● Work to do
Work out how many lines in the data hold the word "Output", and reply with that number only.

[start]

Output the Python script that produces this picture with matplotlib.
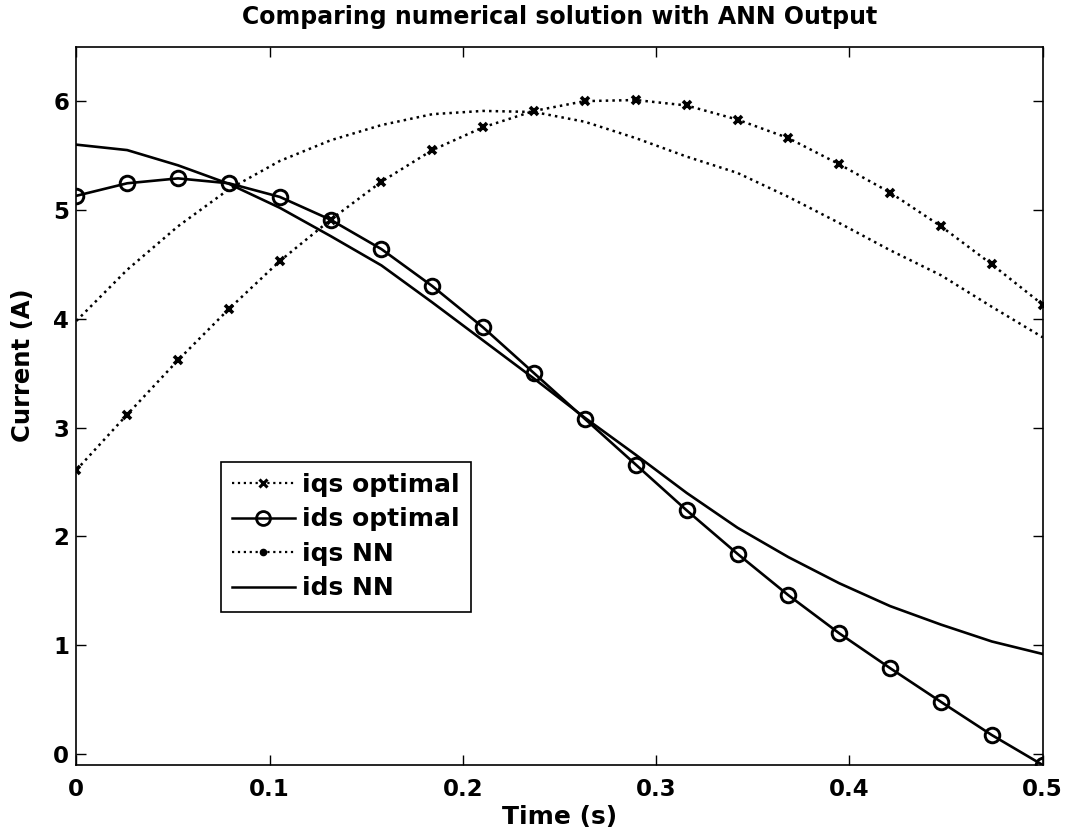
import numpy as np
import matplotlib
matplotlib.use("Agg")
import matplotlib.pyplot as plt
from matplotlib.lines import Line2D

plt.rcParams["font.family"] = ["DejaVu Sans"]
plt.rcParams["font.weight"] = "bold"

# time grid shared by all four series (20 samples over 0..0.5 s)
TIME = np.linspace(0, 0.5, 20)

IQS_OPT = [2.61, 3.12, 3.62, 4.09, 4.53, 4.91, 5.26, 5.55, 5.76, 5.91,
           6.00, 6.01, 5.96, 5.83, 5.66, 5.42, 5.16, 4.85, 4.50, 4.13]
IDS_OPT = [5.13, 5.245, 5.29, 5.245, 5.12, 4.91, 4.64, 4.30, 3.92, 3.50,
           3.08, 2.66, 2.24, 1.84, 1.46, 1.11, 0.79, 0.48, 0.175, -0.10]
IQS_NN = [3.98, 4.45, 4.85, 5.19, 5.45, 5.64, 5.78, 5.88, 5.91, 5.90,
          5.81, 5.66, 5.49, 5.34, 5.12, 4.88, 4.63, 4.40, 4.11, 3.83]
IDS_NN = [5.60, 5.55, 5.41, 5.24, 5.02, 4.76, 4.49, 4.15, 3.80, 3.45,
          3.09, 2.75, 2.40, 2.08, 1.81, 1.57, 1.36, 1.19, 1.035, 0.92]

LABELS = ["iqs optimal", "ids optimal", "iqs NN", "ids NN"]
XTICKS = [0, 0.1, 0.2, 0.3, 0.4, 0.5]
XTICKLABELS = ["0", "0.1", "0.2", "0.3", "0.4", "0.5"]
YTICKS = [0, 1, 2, 3, 4, 5, 6]

fig = plt.figure(figsize=(10.74, 8.36), dpi=100)
ax = fig.add_axes([76.3 / 1074, 1 - 765 / 836,
                   (1042.7 - 76.3) / 1074, (765 - 46.7) / 836])

ax.plot(TIME, IQS_OPT, color="black", ls=":", lw=1.8,
        marker="x", ms=6, mew=2.6)
ax.plot(TIME, IDS_OPT, color="black", ls="-", lw=1.9,
        marker="o", ms=10.5, mew=2.1, mfc="none")
ax.plot(TIME, IQS_NN, color="black", ls=":", lw=1.8)
ax.plot(TIME, IDS_NN, color="black", ls="-", lw=1.9)

handles = [
    Line2D([], [], color="black", ls=":", lw=1.6, marker="x", ms=6, mew=2.2),
    Line2D([], [], color="black", ls="-", lw=1.8, marker="o", ms=10, mew=2,
           mfc="none"),
    Line2D([], [], color="black", ls=":", lw=1.6, marker=".", ms=9),
    Line2D([], [], color="black", ls="-", lw=1.8),
]
leg = ax.legend(handles, LABELS, loc="lower left",
                bbox_to_anchor=(0.1497, 0.2134), borderaxespad=0,
                fancybox=False, framealpha=1, edgecolor="black",
                prop={"size": 18, "weight": "bold"},
                handlelength=2.5, handletextpad=0.3, labelspacing=0.42,
                borderpad=0.45, numpoints=1)
leg.get_frame().set_linewidth(1.2)

ax.set_xlim(0, 0.5)
ax.set_ylim(-0.1, 6.5)
ax.set_xticks(XTICKS)
ax.set_xticklabels(XTICKLABELS)
ax.set_yticks(YTICKS)
ax.tick_params(direction="in", length=7, width=1, top=True, right=True,
               labelsize=16.5)
ax.tick_params(axis="x", pad=9)
ax.tick_params(axis="y", pad=5)
for sp in ax.spines.values():
    sp.set_linewidth(1.2)

ax.set_xlabel("Time (s)", fontsize=18, fontweight="bold", labelpad=3)
ax.set_ylabel("Current (A)", fontsize=17.5, fontweight="bold")
ax.yaxis.set_label_coords(-0.043, 0.557)
ax.set_title("Comparing numerical solution with ANN Output",
             fontsize=17, fontweight="bold", pad=16)

fig.savefig("out.png", dpi=100)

[end]

● Problem solution
2